When Hull won the bid for City of Culture 2017 Rosie Millard could have been forgiven for climbing to the top of the building she was in at the time and screaming about it with sheer excitement.
She may have been born and raised in Wimbledon but she has enduring memories of her adopted city from her time studying English and Drama at University of Hull.
Now talking to me in the bar area of the Holiday Inn on the marina she cuts a very relaxed figure but one which has a burning desire bubbling just under the surface. It is a desire to see Hull as a place of growth and economic stability in 2017 and beyond.
Upon being asked how the plans are going so far for Hull’s year in the spotlight she says “The plans are going very well so far.
She continues to tell me “The year will be broken up into 4 quarters based on Hull, the first quarter will be Made in Hull, the second is Roots and Routes, the third is Freedom and will tie in with the Freedom Festival and the final quarter will be based on Quirkey and Hullness.
Going more in depth she says that the first quarter is all about things that have come from Hull such as bridges and works of art.

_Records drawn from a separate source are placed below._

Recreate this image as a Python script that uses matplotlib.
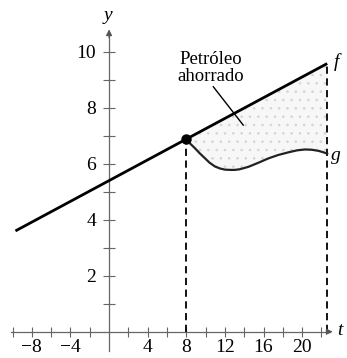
import matplotlib
matplotlib.use("Agg")
import matplotlib.pyplot as plt
import numpy as np

# Data
f_t = [-9.7, 8.0, 22.6]
f_y = [3.6, 6.88, 9.58]
g_t = [8.0, 8.4, 8.91, 9.4, 9.95, 10.4, 10.98, 11.5, 12.0, 12.54, 13.0, 13.5, 14.44,
       15.5, 16.5, 17.5, 18.6, 19.5, 20.3, 21.0, 21.7, 22.2, 22.6]
g_y = [6.88, 6.72, 6.55, 6.37, 6.19, 6.04, 5.90, 5.83, 5.79, 5.78, 5.78, 5.80, 5.89,
       6.04, 6.19, 6.31, 6.41, 6.48, 6.51, 6.50, 6.46, 6.41, 6.36]
x_major = [-8, -4, 4, 8, 12, 16, 20]
x_minor = [-10, -6, -2, 2, 6, 10, 14, 18, 22]
y_major = [2, 4, 6, 8, 10]
y_minor = [1, 3, 5, 7, 9]

plt.rcParams['font.family'] = 'serif'
plt.rcParams['font.serif'] = ['Liberation Serif', 'DejaVu Serif']
plt.rcParams['hatch.linewidth'] = 0.6

fig = plt.figure(figsize=(3.47, 3.58), dpi=100)
ax = fig.add_axes([0, 0, 1, 1])
ax.set_xlim(-11.3, 24.65)
ax.set_ylim(-0.94, 11.85)

for s in ['top', 'right']:
    ax.spines[s].set_visible(False)
ax.spines['left'].set_position(('data', 0))
ax.spines['bottom'].set_position(('data', 0))
for s in ['left', 'bottom']:
    ax.spines[s].set_linestyle((0, (1, 1)))
    ax.spines[s].set_color('#666666')
    ax.spines[s].set_linewidth(0.9)
ax.spines['left'].set_bounds(-0.7, 10.7)
ax.spines['bottom'].set_bounds(-10.2, 23.0)

ax.set_xticks(x_major)
ax.set_xticks(x_minor, minor=True)
ax.set_yticks(y_major)
ax.set_yticks(y_minor, minor=True)
ax.set_xticklabels([str(v).replace('-', '\u2212') for v in x_major], fontsize=14)
ax.set_yticklabels([str(v) for v in y_major], fontsize=14)
ax.tick_params(axis='both', which='both', direction='inout', color='#666666', width=0.8)
ax.tick_params(axis='x', which='both', length=7, pad=2)
ax.tick_params(axis='y', which='both', length=9, pad=5)

# arrows
ax.annotate('', xy=(23.45, 0), xytext=(22.6, 0),
            arrowprops=dict(arrowstyle='-|>', color='#555555', lw=0.8, mutation_scale=9))
ax.annotate('', xy=(0, 10.9), xytext=(0, 10.4),
            arrowprops=dict(arrowstyle='-|>', color='#555555', lw=0.8, mutation_scale=9))

# fill region
poly_t = [f_t[1], f_t[2]] + g_t[::-1]
poly_y = [f_y[1], f_y[2]] + g_y[::-1]
ax.fill(poly_t, poly_y, facecolor='#f7f7f7', edgecolor='none', zorder=1)
ax.fill(poly_t, poly_y, facecolor='none', edgecolor='#d4d4d4', hatch='..', linewidth=0, zorder=1)

# dashed verticals
ax.plot([f_t[1], f_t[1]], [0, f_y[1]], color='black', lw=1.3, ls=(0, (4, 2.5)), zorder=2)
ax.plot([f_t[2], f_t[2]], [0, f_y[2]], color='black', lw=1.3, ls=(0, (4, 2.5)), zorder=2)

# curves
ax.plot(f_t, f_y, color='black', lw=2.0, solid_capstyle='butt', zorder=3)
ax.plot(g_t, g_y, color='#222222', lw=1.6, zorder=3)
ax.plot([f_t[1]], [f_y[1]], 'o', color='black', ms=6.5, zorder=4)

# labels
ax.text(23.3, 9.65, 'f', fontsize=14, style='italic', va='center', ha='left')
ax.text(23.0, 6.3, 'g', fontsize=14, style='italic', va='center', ha='left')
ax.text(23.65, 0.05, 't', fontsize=14, style='italic', va='center', ha='left')
ax.text(-0.15, 11.3, 'y', fontsize=14, style='italic', va='center', ha='center')
ax.text(10.5, 9.42, 'Petróleo\nahorrado', fontsize=13.5, ha='center', va='center', linespacing=1.0)
ax.plot([10.8, 13.9], [8.75, 7.38], color='black', lw=1.0, zorder=3)

fig.savefig('out.png', dpi=100)
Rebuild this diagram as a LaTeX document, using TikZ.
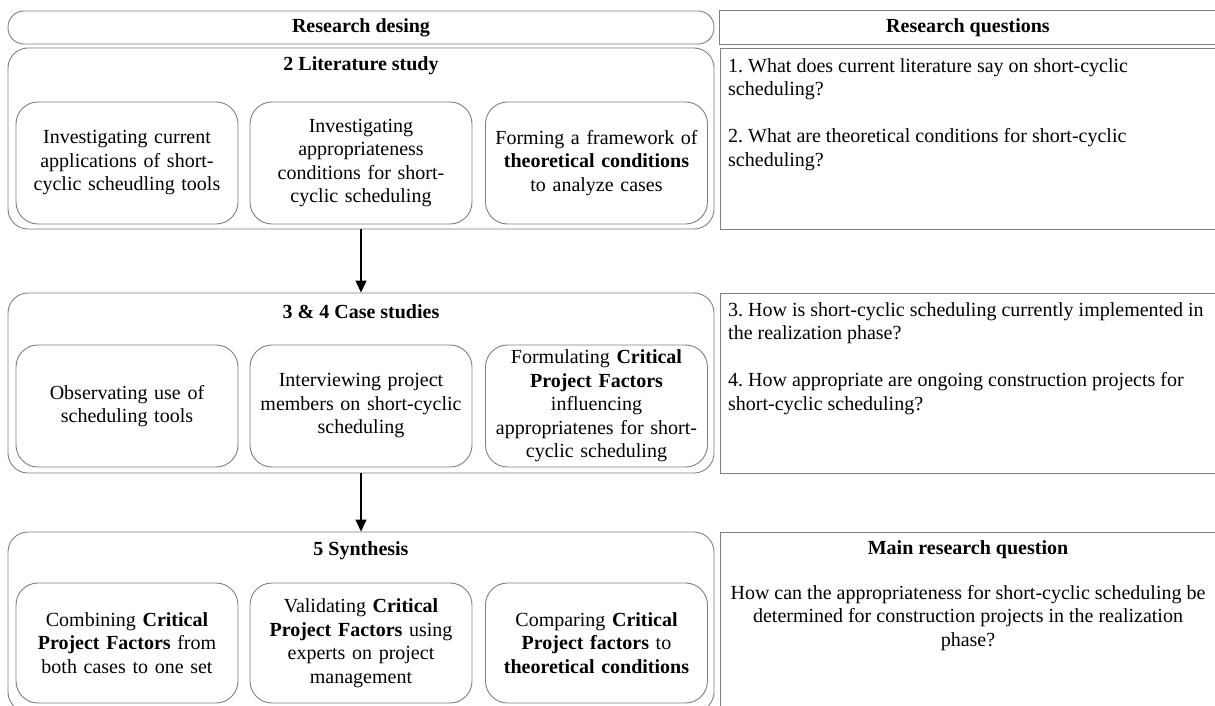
\documentclass[tikz,border=0pt]{standalone}
\usepackage{fontspec}
\setmainfont{Liberation Serif}
\usetikzlibrary{arrows.meta}
\frenchspacing
\definecolor{edge}{HTML}{7F7F7F}
\definecolor{edgelight}{HTML}{BDBDBD}
\newcommand{\bodysize}{\fontsize{20}{23.5}\selectfont}
\tikzset{
  line/.style={draw=edge, line width=0.9pt},
  header/.style={line, rounded corners=16pt, minimum width=706pt, minimum height=33pt, inner sep=0pt},
  stage/.style={line, rounded corners=20pt, minimum width=706pt, inner sep=0pt},
  task/.style={line, rounded corners=22pt, minimum width=222pt, minimum height=122pt,
               text width=212pt, align=center, inner sep=0pt, font=\bodysize},
  qbox/.style={line, minimum width=500pt, inner sep=0pt},
  title/.style={font=\bodysize\bfseries, inner sep=0pt},
  qtext/.style={font=\bodysize, align=left, anchor=north west, inner sep=0pt},
  flow/.style={-{Triangle[length=12pt,width=11pt]}, line width=1.1pt, black}
}
\begin{document}
\begin{tikzpicture}[x=1pt,y=-1pt]
\useasboundingbox (0,0) rectangle (1215,706);
\clip (0,0) rectangle (1215,706);

% column headers
\node[header] (hdesign) at (361,27.5) {};
\node[title] (tdesign) at (361,27.5) {Research desing};
\node[qbox, draw=none, minimum height=33pt] (hquest) at (970,27.5) {};
\draw[edgelight, line width=0.9pt] (hquest.north west) -- (hquest.north east);
\draw[edge, line width=0.9pt] (hquest.north east) -- (hquest.north west) -- (hquest.south west) -- (hquest.south east);
\node[title] (tquest) at (968,27.5) {Research questions};

% stage 2: literature study
\node[stage, minimum height=181pt] (lit) at (361,138.5) {};
\node[title] (tlit) at (361,66) {2 Literature study};
\node[task] (lit1) at (127,163) {Investigating current\\applications of short-\\cyclic scheudling tools};
\node[task] (lit2) at (361,163) {Investigating\\appropriateness\\conditions for short-\\cyclic scheduling};
\node[task] (lit3) at (596.5,163) {Forming a framework of\\\textbf{theoretical conditions}\\to analyze cases};
\node[qbox, minimum height=181pt] (q12) at (970,138.5) {};
\node[qtext] (tq12) at (728,58) {1. What does current literature say on short-cyclic\\scheduling?\\[23.5pt]2. What are theoretical conditions for short-cyclic\\scheduling?};

% stages 3 and 4: case studies
\node[stage, minimum height=180pt] (case) at (361,383) {};
\node[title] (tcase) at (361,312) {3 \& 4 Case studies};
\node[task] (case1) at (127,406) {Observating use of\\scheduling tools};
\node[task] (case2) at (361,406) {Interviewing project\\members on short-cyclic\\scheduling};
\node[task] (case3) at (596.5,406) {Formulating \textbf{Critical}\\\textbf{Project Factors}\\influencing\\appropriatenes for short-\\cyclic scheduling};
\node[qbox, minimum height=180pt] (q34) at (970,383) {};
\node[qtext] (tq34) at (728,302) {3. How is short-cyclic scheduling currently implemented in\\the realization phase?\\[23.5pt]4. How appropriate are ongoing construction projects for\\short-cyclic scheduling?};

% stage 5: synthesis
\node[stage, minimum height=180pt] (syn) at (361,622) {};
\node[title] (tsyn) at (361,551) {5 Synthesis};
\node[task, minimum height=120pt] (syn1) at (127,643) {Combining \textbf{Critical}\\\textbf{Project Factors} from\\both cases to one set};
\node[task, minimum height=120pt] (syn2) at (361,643) {Validating \textbf{Critical}\\\textbf{Project Factors} using\\experts on project\\management};
\node[task, minimum height=120pt] (syn3) at (596.5,643) {Comparing \textbf{Critical}\\\textbf{Project factors} to\\\textbf{theoretical conditions}};
\node[qbox, minimum height=188pt] (qmain) at (970,626) {};
\node[title] (tmain) at (968,550) {Main research question};
\node[font=\bodysize, align=center, inner sep=0pt] (tqmain) at (968,618) {How can the appropriateness for short-cyclic scheduling be\\determined for construction projects in the realization\\phase?};

% flow between stages
\draw[flow] (lit.south) -- (case.north);
\draw[flow] (case.south) -- (syn.north);
\end{tikzpicture}
\end{document}
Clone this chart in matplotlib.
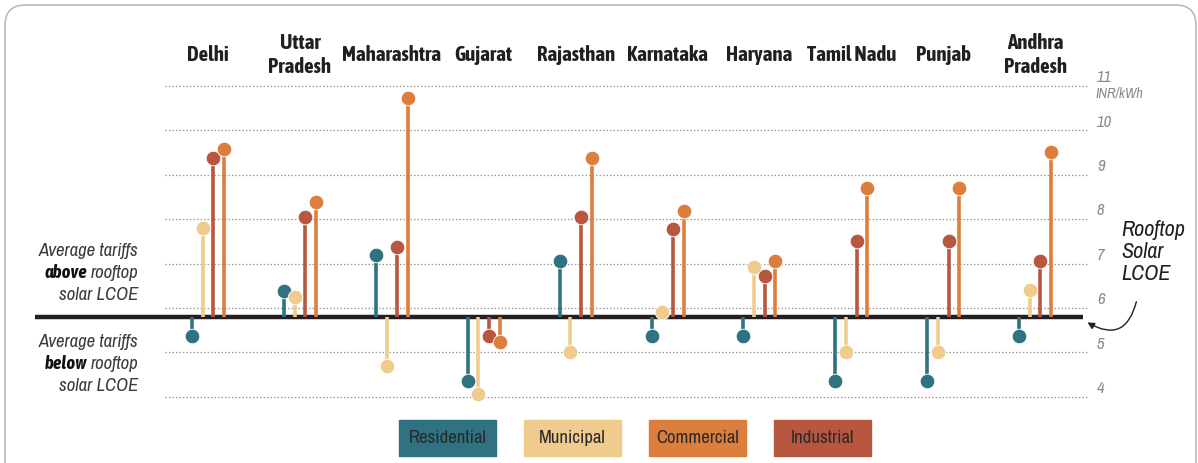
import matplotlib
matplotlib.use("Agg")
import matplotlib.pyplot as plt
import matplotlib.patheffects as pe
from matplotlib.patches import FancyBboxPatch, Rectangle
from matplotlib import font_manager

# data (INR/kWh)
states = ["Delhi", "Uttar\nPradesh", "Maharashtra", "Gujarat", "Rajasthan",
          "Karnataka", "Haryana", "Tamil Nadu", "Punjab", "Andhra\nPradesh"]
residential = [5.37, 6.38, 7.19, 4.36, 7.05, 5.37, 5.37, 4.36, 4.36, 5.37]
municipal = [7.80, 6.25, 4.70, 4.07, 5.00, 5.91, 6.92, 5.00, 5.00, 6.41]
industrial = [9.38, 8.05, 7.38, 5.37, 8.04, 7.77, 6.71, 7.50, 7.50, 7.06]
commercial = [9.59, 8.39, 10.74, 5.23, 9.38, 8.18, 7.06, 8.71, 8.71, 9.51]
lcoe = 5.8
yticks = [4, 5, 6, 7, 8, 9, 10, 11]

series = [("Residential", residential, "#2f7282"),
          ("Municipal", municipal, "#efcb8d"),
          ("Industrial", industrial, "#b9563f"),
          ("Commercial", commercial, "#dc7f3c")]
legend_order = ["Residential", "Municipal", "Commercial", "Industrial"]

# look for a condensed face, preferring one that has a real bold
fonts = font_manager.fontManager.ttflist
cond = sorted({f.name for f in fonts if "Condensed" in f.name or "Narrow" in f.name})
bold_cond = sorted({f.name for f in fonts
                    if ("Condensed" in f.name or "Narrow" in f.name)
                    and (f.weight in ("bold", 700, 800, 900) or
                         (isinstance(f.weight, int) and f.weight >= 600))})
narrow = cond[0] if cond else "Roboto"
head_font = bold_cond[0] if bold_cond else narrow
fake_bold = not bold_cond
plt.rcParams["font.family"] = [narrow, "Roboto", "DejaVu Sans"]

W, H = 1198, 463
fig = plt.figure(figsize=(W / 100, H / 100), dpi=100)
ax = fig.add_axes([0, 0, 1, 1])
ax.axis("off")

# map pixel layout onto data units: 44.4 px per INR, 91.9 px per state
ppu = 44.4
gap = 91.9
ax.set_ylim(11 - (H - 86) / ppu, 11 + 86 / ppu)
ax.set_xlim(-208 / gap, (W - 208) / gap)


def px(x):
    return (x - 208) / gap


def py(y):
    return 11 - (y - 86) / ppu


offsets = [-16, -5.3, 5.3, 16]

for y in yticks:
    ax.plot([px(165), px(1088)], [y, y], color="#9a9a9a", lw=0.9,
            ls=(0, (1.2, 1.6)), zorder=1)
    ax.text(px(1097), y + 0.02, str(y), color="#8a8a8a", fontsize=12,
            style="italic", ha="left", va="bottom")
ax.text(px(1095), 11 - 0.02, "INR/kWh", color="#8a8a8a", fontsize=10.5,
        style="italic", ha="left", va="top")

ax.plot([px(35), px(1083)], [lcoe, lcoe], color="#231f20", lw=3.2,
        solid_capstyle="butt", zorder=2)

for k, (name, vals, col) in enumerate(series):
    for i, v in enumerate(vals):
        x = i + offsets[k] / gap
        ax.plot([x, x], [lcoe, v], color=col, lw=2.6, zorder=3,
                solid_capstyle="butt")
        ax.plot(x, v, "o", color=col, ms=10.5, mec="white", mew=0.6, zorder=4)

head_fx = [pe.withStroke(linewidth=1.1, foreground="#231f20")] if fake_bold else None
for i, s in enumerate(states):
    ax.text(i, py(55), s, ha="center", va="center", fontsize=15,
            fontweight="bold", color="#231f20", linespacing=1.25,
            family=[head_font, "DejaVu Sans"], path_effects=head_fx)

# left annotations
txt_col = "#3a3a3a"
lsize = 13.5
fig.canvas.draw()
r = fig.canvas.get_renderer()


def mixed_line(y, bold, rest):
    t = ax.text(px(138), y, rest, ha="right", va="center", fontsize=lsize,
                style="italic", color=txt_col)
    w = t.get_window_extent(r).width
    ax.text(px(138 - w - 3), y, bold, ha="right", va="center", fontsize=lsize,
            style="italic", fontweight="bold", color="#111111",
            family=[head_font, "DejaVu Sans"])


for y0, word in [(251, "above"), (342, "below")]:
    ax.text(px(138), py(y0), "Average tariffs", ha="right",
            va="center", fontsize=lsize, style="italic", color=txt_col)
    mixed_line(py(y0 + 22), word, "rooftop")
    ax.text(px(138), py(y0 + 44), "solar LCOE", ha="right",
            va="center", fontsize=lsize, style="italic", color=txt_col)

# rooftop solar LCOE label with arrow
ax.text(px(1121), py(252), "Rooftop\nSolar\nLCOE", ha="left",
        va="center", fontsize=16, style="italic", color="#231f20",
        linespacing=1.1)
ax.annotate("", xy=(px(1085), py(321)), xytext=(px(1137), py(299)),
            arrowprops=dict(arrowstyle="-|>", color="#231f20", lw=1.0,
                            mutation_scale=10,
                            connectionstyle="arc3,rad=-0.7"))

# legend boxes
cols = {n: c for n, _, c in series}
for j, name in enumerate(legend_order):
    x0 = 399 + j * 125
    fig.add_artist(Rectangle((x0 / W, 1 - 456 / H), 97 / W, 36 / H,
                             transform=fig.transFigure, color=cols[name]))
    fig.text((x0 + 48.5) / W, 1 - 438 / H, name, ha="center", va="center",
             fontsize=13.5, color="#2a2a2a")

# rounded frame
fig.add_artist(FancyBboxPatch((5 / W, -20 / H), 1191 / W, (H + 20 - 5) / H,
                              boxstyle="round,pad=0,rounding_size=0.017",
                              transform=fig.transFigure, fill=False,
                              ec="#bbbbbb", lw=1.2, mutation_aspect=W / H))

fig.savefig("out.png", dpi=100)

She also explains that the second quarter is more about Hull’s heritage, what it’s known for and why people want to come here because it’s removed enough from the glare of London and has its own identity.
The third quarter is to be based around the exploits of William Wilberforce and the abolition of slavery and the final quarter will be celebrating Hull’s quirks like cream telephone boxes.
“We’ve looked at the bid to see what made it so strong and why Hull won and now we’re expanding on it.
Telling me that it will be totally unique and will not resemble anything like what places like Liverpool and Derry did in their year in the spotlight she says “It will be great that all the events will only be seen in Hull.
Continuing with great excitement she says “UK City of Culture is for places that have had economic difficulty but now you can see the growth that Hull is attracting.
“We won’t build a hotel in Hull but I would think that somebody will now.”
I asked her what she thinks to what’s happening at Hull Truck Theatre with the announcement of them receiving an 8th bailout in 4 years, she replied “Many contemporary theatres are regularly in trouble and it was always going to be difficult moving from Spring Street but Mark Babych is a great artistic director and I’m sure he’ll get it back on an even keel.”
She also tells me that Rufus Sewell is the man behind the recently announced deal between the National Theatre and Hull and says it’s great that they will bring more great shows to venues like Hull New Theatre.
She says that having Hull City in the Premier League has also brought growth and she thinks Steve Bruce is a great manager and that he will get them away from the relegation zone.
Asking her about rugby league she answers with great purpose “I think it’s fantastic that Hull has 2 Super League teams. Rugby is very strong and important in Hull and it’s great that there are 2 teams who are so connected to different areas of the city.”
She also reminds me of Hull Stingrays Ice Hockey team saying “My son loves Ice Hockey.”
Asking her about Kardomah 94 and what might a small place like that bring to the party Rosie tells me “It has a lot of potential, Malcolm Scott has got some great plans there like a projection from across the road onto the outside of the building.”
Mentioning her comments about how she thought “Grafton Street was the coolest place to live in Hull” when she was studying at the university she says “Yes it was, with Paul Heaton at one end and Roland Gift at the other.”
I ask her what she thinks to the culture here now and if it is as exciting now as it was in 1984 and she assures me it’s every bit as exciting now and more.
She also tells me that when she was studying here that there was nothing on the marina and says it is now an amazing place.
The overriding fact that has come out of our conversation seems very much to be that City of Culture is about engaging with the people here and not from anywhere else, Rosie Millard is one very energetic cog in what appears to be a very well oiled machine, and with her boundless enthusiasm for the job at hand I believe Hull really can’t go far wrong.